Starbirth and stardeath light up a nearby galaxy while faraway galaxies twist and bend in these new images from NASA's Hubble and Chandra space observatories.

This Ring Galaxy Sparkles in X-rays

Long ago two galaxies hit each other head on, the smaller galaxy passing through the larger one like a bullet. The shock wave triggered by the bullet galaxy billowed outward, sparking stellar fireworks in an expanding ring. Stardeath accompanied this burst of formation, as short-lived massive stars collapsed into neutron stars and black holes. And with stardeath, ironically, came light — or more specifically, X-rays. Astronomers think some of these massive stellar cinders now feed on companion stars at fantastic rates to power the seven ultraluminous X-ray sources dotting the galactic ring below.

Ring Galaxy AM 0644-741
This animation shows seven ultraluminous X-ray sources (purple) within the Lindsay-Shapley Ring galaxy (background image).
X-ray: NASA / CXC / INAF / A. Wolter et al; Optical: NASA / STScI

This image is part of a larger study appearing in the Astrophysical Journal that focused on seven such ring-shaped galaxies. Ring galaxies only represent up to 0.2% of the population, but they're such fascinating aberrations that Anna Wolter (Astronomical Observatory of Brera) and collaborators set out to collect all of those observed by the Chandra X-ray Observatory. The resulting sample contains a total of 50 ultraluminous X-ray sources.

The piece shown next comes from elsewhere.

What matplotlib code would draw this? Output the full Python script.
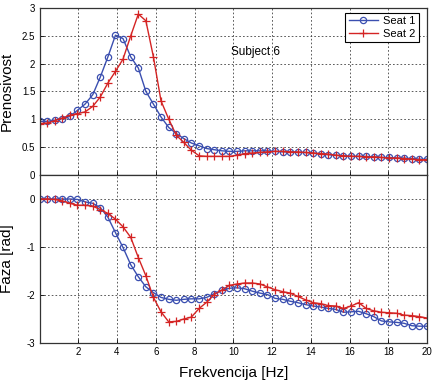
import matplotlib
matplotlib.use("Agg")
import matplotlib.pyplot as plt

freq = [0.00, 0.39, 0.78, 1.18, 1.57, 1.96, 2.35, 2.75, 3.14, 3.53, 3.92, 4.31, 4.71,
        5.10, 5.49, 5.88, 6.27, 6.67, 7.06, 7.45, 7.84, 8.24, 8.63, 9.02, 9.41, 9.80,
        10.20, 10.59, 10.98, 11.37, 11.76, 12.16, 12.55, 12.94, 13.33, 13.73, 14.12,
        14.51, 14.90, 15.29, 15.69, 16.08, 16.47, 16.86, 17.25, 17.65, 18.04, 18.43,
        18.82, 19.22, 19.61, 20.00]

seat1_mag = [0.96, 0.96, 0.98, 1.01, 1.05, 1.16, 1.27, 1.44, 1.76, 2.12, 2.51, 2.45, 2.12,
             1.92, 1.50, 1.27, 1.04, 0.85, 0.74, 0.65, 0.57, 0.52, 0.47, 0.45, 0.43,
             0.42, 0.42, 0.43, 0.43, 0.43, 0.43, 0.42, 0.41, 0.41, 0.40, 0.40, 0.39,
             0.37, 0.36, 0.35, 0.34, 0.33, 0.33, 0.33, 0.32, 0.31, 0.31, 0.30, 0.30,
             0.29, 0.28, 0.28]
seat2_mag = [0.92, 0.93, 0.97, 1.02, 1.07, 1.10, 1.13, 1.23, 1.40, 1.65, 1.86, 2.08, 2.50,
             2.89, 2.77, 2.12, 1.33, 1.00, 0.71, 0.58, 0.44, 0.34, 0.33, 0.33, 0.33,
             0.33, 0.35, 0.38, 0.39, 0.40, 0.41, 0.42, 0.42, 0.41, 0.41, 0.40, 0.39,
             0.38, 0.37, 0.35, 0.34, 0.33, 0.33, 0.32, 0.32, 0.31, 0.30, 0.30, 0.29,
             0.28, 0.27, 0.27]

seat1_ph = [0.00, 0.00, 0.00, 0.00, 0.00, -0.01, -0.06, -0.09, -0.18, -0.38, -0.70, -1.01,
            -1.37, -1.62, -1.83, -1.95, -2.05, -2.09, -2.11, -2.09, -2.08, -2.08, -2.05,
            -1.97, -1.90, -1.86, -1.85, -1.87, -1.92, -1.96, -1.99, -2.07, -2.09, -2.13,
            -2.16, -2.20, -2.23, -2.25, -2.28, -2.30, -2.36, -2.35, -2.34, -2.39, -2.45,
            -2.54, -2.56, -2.57, -2.59, -2.64, -2.65, -2.65]
seat2_ph = [0.00, 0.00, -0.01, -0.04, -0.09, -0.13, -0.13, -0.15, -0.22, -0.30, -0.42,
            -0.58, -0.80, -1.22, -1.60, -2.05, -2.35, -2.56, -2.55, -2.50, -2.46, -2.28,
            -2.15, -1.99, -1.90, -1.80, -1.77, -1.75, -1.75, -1.77, -1.83, -1.89, -1.93,
            -1.96, -2.03, -2.10, -2.16, -2.18, -2.22, -2.23, -2.28, -2.23, -2.16, -2.28,
            -2.33, -2.36, -2.37, -2.38, -2.42, -2.43, -2.45, -2.48]

labels = ["Seat 1", "Seat 2"]
xticks = [2, 4, 6, 8, 10, 12, 14, 16, 18, 20]

blue = "#3b4fb0"
red = "#d42424"

plt.rcParams['font.family'] = ['Liberation Sans', 'DejaVu Sans']

fig = plt.figure(figsize=(4.34, 3.81), dpi=100)
L, R = 39.5 / 434, 427 / 434
y_mid = 1 - 174.7 / 381
ax1 = fig.add_axes([L, y_mid, R - L, (1 - 8 / 381) - y_mid])
ax2 = fig.add_axes([L, 1 - 343 / 381, R - L, y_mid - (1 - 343 / 381)])

grid_kw = dict(color="0.25", linestyle=(0, (2, 2.5)), linewidth=0.6)

ax1.plot(freq, seat1_mag, color=blue, marker='o', mfc='none', ms=4.5, mew=0.9, lw=1.0,
         label=labels[0])
ax1.plot(freq, seat2_mag, color=red, marker='+', ms=5.5, mew=0.9, lw=1.0, label=labels[1])
ax1.set_xlim(0, 20)
ax1.set_ylim(0, 3)
ax1.set_xticks(xticks)
ax1.set_xticklabels([])
ax1.set_yticks([0, 0.5, 1, 1.5, 2, 2.5, 3])
ax1.set_yticklabels(["0", "0.5", "1", "1.5", "2", "2.5", "3"])
ax1.grid(True, **grid_kw)
ax1.text(9.9, 2.2, "Subject 6", fontsize=8.5, va='center', ha='left')
ax1.set_ylabel("Prenosivost", fontsize=11)
ax1.yaxis.set_label_coords(-0.066, 0.5)
leg = ax1.legend(loc='upper right', bbox_to_anchor=(0.985, 0.985), fontsize=8,
                 frameon=True, fancybox=False, framealpha=1, edgecolor='black',
                 handlelength=2.6, borderpad=0.3, labelspacing=0.25, handletextpad=0.5,
                 borderaxespad=0.2)
leg.get_frame().set_linewidth(0.8)

ax2.plot(freq, seat1_ph, color=blue, marker='o', mfc='none', ms=4.5, mew=0.9, lw=1.0)
ax2.plot(freq, seat2_ph, color=red, marker='+', ms=5.5, mew=0.9, lw=1.0)
ax2.set_xlim(0, 20)
ax2.set_ylim(-3, 0.506)
ax2.set_xticks(xticks)
ax2.set_xticklabels([str(t) for t in xticks])
ax2.set_yticks([-3, -2, -1, 0])
ax2.set_yticklabels(["-3", "-2", "-1", "0"])
ax2.grid(True, **grid_kw)
ax2.set_ylabel("Faza [rad]", fontsize=11)
ax2.yaxis.set_label_coords(-0.066, 0.5)
ax2.set_xlabel("Frekvencija [Hz]", fontsize=11)
ax2.xaxis.set_label_coords(0.5, -0.137)

for ax in (ax1, ax2):
    ax.tick_params(direction='in', length=3, width=0.6, labelsize=7, pad=3)
    for s in ax.spines.values():
        s.set_linewidth(0.9)
        s.set_color("0.2")

fig.savefig("out.png", dpi=100)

What powers these sources remains unclear, but Wolter and collaborators favor the idea that they're either neutron stars or black holes gobbling down gas grabbed from companion stars. A competing theory suggests that they might be much heftier black holes, with between 100 and 1,000 Suns' worth of mass, but dining at a more delicate pace. Larger samples of these mysteriously bright objects will help astronomers understand their nature and origin.

Hubble Widens Its View on Galaxy-rich Clusters

Abell 370 (Frontier Fields)
The Frontier Fields image of galaxy cluster Abell 370 peered into its central region to look for the distorted shapes of gravitationally lensed background galaxies.
NASA / ESA / J. Lotz / HFF Team (STScI)

Between 2013 and 2016, a big chunk of the Hubble Space Telescope's time went toward peeling back the veil of time. Hubble took on the huge Frontier Fields project to image six massive galaxy clusters, using their immense gravitational power as cosmic lenses to peer back to the earliest galaxies at cosmic dawn. Contributing Editor Govert Schilling covered this ambitious project in the June 2014 issue of Sky & Telescope.

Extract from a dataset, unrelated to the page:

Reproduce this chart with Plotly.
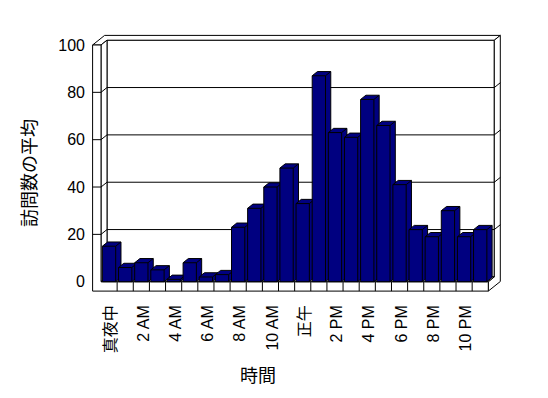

Now, Hubble is back at it, undertaking a new project called Beyond Ultra-deep Frontier Fields And Legacy Observations (BUFFALO). Hubble's view is typically deep but narrow, so this project returns to the same six clusters with the aim of widening the view. The BUFFALO project will have four times the area of Frontier Fields to help astronomers better map out the distribution of matter (dark and ordinary) in these clusters, which in turn enables astronomers to better understand the distant galaxies whose light is magnified and distorted by the foreground cluster.

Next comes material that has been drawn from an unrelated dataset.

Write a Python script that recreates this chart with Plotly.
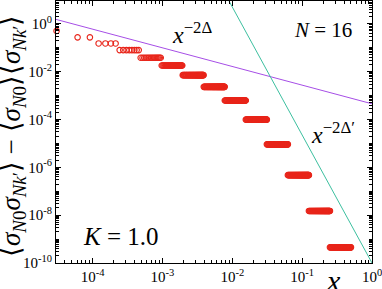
import numpy as np
import plotly.graph_objects as go

# ---------------- data ----------------
grid_exponent = 15                       # x = k / 2**15
cluster_octaves = list(range(14))        # cluster m holds k = 2**m .. 2**(m+1)-1
cluster_values = [5.0e-1, 2.7e-1, 1.5e-1, 7.9e-2, 3.8e-2, 1.8e-2, 7.1e-3,
                  2.3e-3, 6.2e-4, 9.8e-5, 9.1e-6, 4.7e-7, 1.5e-8, 4.5e-10]
max_points_per_cluster = 48

delta_exponent = 0.78          # slope of x^{-2Δ}
delta_coeff = 4.5e-4           # value at x = 1
deltap_exponent = 5.35         # slope of x^{-2Δ'}
deltap_coeff = 1.0e-10         # value at x = 1

x_ticks = [1e-4, 1e-3, 1e-2, 1e-1, 1e0]
x_ticktext = ["10<sup>-4</sup>", "10<sup>-3</sup>", "10<sup>-2</sup>", "10<sup>-1</sup>", "10<sup>0</sup>"]
y_ticks = [1e0, 1e-2, 1e-4, 1e-6, 1e-8, 1e-10]
y_ticktext = ["10<sup>0</sup>", "10<sup>-2</sup>", "10<sup>-4</sup>", "10<sup>-6</sup>", "10<sup>-8</sup>", "10<sup>-10</sup>"]

# ---------------- build points ----------------
xs, ys = [], []
for m, v in zip(cluster_octaves, cluster_values):
    lo, hi = 2 ** m, 2 ** (m + 1) - 1
    n = hi - lo + 1
    if n <= max_points_per_cluster:
        ks = np.arange(lo, hi + 1)
    else:
        ks = np.unique(np.round(np.linspace(lo, hi, max_points_per_cluster)))
    xs.extend([float(k) / 2.0 ** grid_exponent for k in ks])
    ys.extend([float(v)] * len(ks))

xmin = 2.0 ** -grid_exponent
line_x = np.array([xmin * 0.9, 1.0])

def minor_positions(e_lo, e_hi, majors):
    out = []
    for e in range(e_lo, e_hi + 1):
        for d in range(1, 10):
            v = d * 10.0 ** e
            if not any(abs(v - mj) / mj < 1e-9 for mj in majors):
                out.append(v)
    return out

W, H = 382, 289
L, R, T, B = 56, 10, 1, 26
FONT = "Liberation Serif"

def px(xp):
    return (xp - L) / (W - L - R)

def py(yp):
    return (H - B - yp) / (H - T - B)

marker_style = dict(symbol="circle-open", size=5.5, color="#e8251a",
                    line=dict(width=1.1, color="#e8251a"))

fig = go.Figure()
fig.add_trace(go.Scatter(x=line_x, y=delta_coeff * line_x ** (-delta_exponent),
                         mode="lines", line=dict(color="#a64ee6", width=1), hoverinfo="skip"))
fig.add_trace(go.Scatter(x=line_x, y=deltap_coeff * line_x ** (-deltap_exponent),
                         mode="lines", line=dict(color="#3cbf9f", width=1), hoverinfo="skip"))
# the first point sits on the left frame; draw it unclipped
fig.add_trace(go.Scatter(x=[xs[0]], y=[ys[0]], mode="markers", cliponaxis=False, marker=marker_style))
fig.add_trace(go.Scatter(x=xs[1:], y=ys[1:], mode="markers", cliponaxis=True, marker=marker_style))

axis_common = dict(type="log", showgrid=False, zeroline=False, showline=True,
                   linecolor="black", linewidth=1, mirror="allticks",
                   ticks="inside", ticklen=5, tickcolor="black", tickwidth=1,
                   ticklabeloverflow="allow",
                   tickfont=dict(family=FONT, size=15, color="black"))

fig.update_xaxes(**axis_common, range=[np.log10(xmin) - 0.008, 0], tickmode="array",
                 tickvals=x_ticks, ticktext=x_ticktext,
                 minor=dict(ticks="inside", ticklen=3, tickmode="array",
                            tickvals=minor_positions(-5, -1, x_ticks),
                            tickcolor="black", tickwidth=1, showgrid=False))
fig.update_yaxes(**axis_common, range=[-10, 0.95], tickmode="array",
                 tickvals=y_ticks, ticktext=y_ticktext,
                 minor=dict(ticks="inside", ticklen=3, tickmode="array",
                            tickvals=minor_positions(-10, 0, y_ticks),
                            tickcolor="black", tickwidth=1, showgrid=False))

annots = [
    dict(x=px(192), y=py(33), text="<i>x</i><sup>−2Δ</sup>", size=24),
    dict(x=px(323), y=py(30), text="<i>N</i> = 16", size=21),
    dict(x=px(333), y=py(133), text="<i>x</i><sup>−2Δ′</sup>", size=24),
    dict(x=px(121), y=py(236), text="<i>K</i> = 1.0", size=25),
    dict(x=px(333), y=py(280), text="<i>x</i>", size=30),
]
for a in annots:
    fig.add_annotation(x=a["x"], y=a["y"], xref="paper", yref="paper", text=a["text"],
                       showarrow=False, xanchor="center", yanchor="middle",
                       font=dict(family=FONT, size=a["size"], color="black"))

fig.add_annotation(x=px(13), y=py(136), xref="paper", yref="paper", textangle=-90,
                   text="⟨<i>σ</i><sub><i>N</i>0</sub><i>σ</i><sub><i>Nk</i>′</sub>⟩ − ⟨<i>σ</i><sub><i>N</i>0</sub>⟩⟨<i>σ</i><sub><i>Nk</i>′</sub>⟩",
                   showarrow=False, xanchor="center", yanchor="middle",
                   font=dict(family=FONT, size=27, color="black"))

fig.update_layout(width=W, height=H, margin=dict(l=L, r=R, t=T, b=B),
                  paper_bgcolor="white", plot_bgcolor="white", showlegend=False)

fig.write_html("out.html", post_script="document.body.style.margin='0';",
               config={"displayModeBar": False})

To start off the BUFFALO project, Hubble is returning to the last field it imaged as part of Frontier Fields, the massive cluster Abell 370.

BUFFALO image of Abell 370
The BUFFALO project provides a new view of Abell 370, four times the area in the Frontier Fields shot.
NASA / ESA / A. Koekemoer (STScI) / M. Jauzac (Durham Univ.) / C. Steinhardt (Niels Bohr Institute) / BUFFALO team

In addition to new Hubble imagery, BUFFALO will also make use of existing observations from other space telescopes, including ultra-deep Spitzer Space Telescope observations, to better understand the cosmic history of these clusters.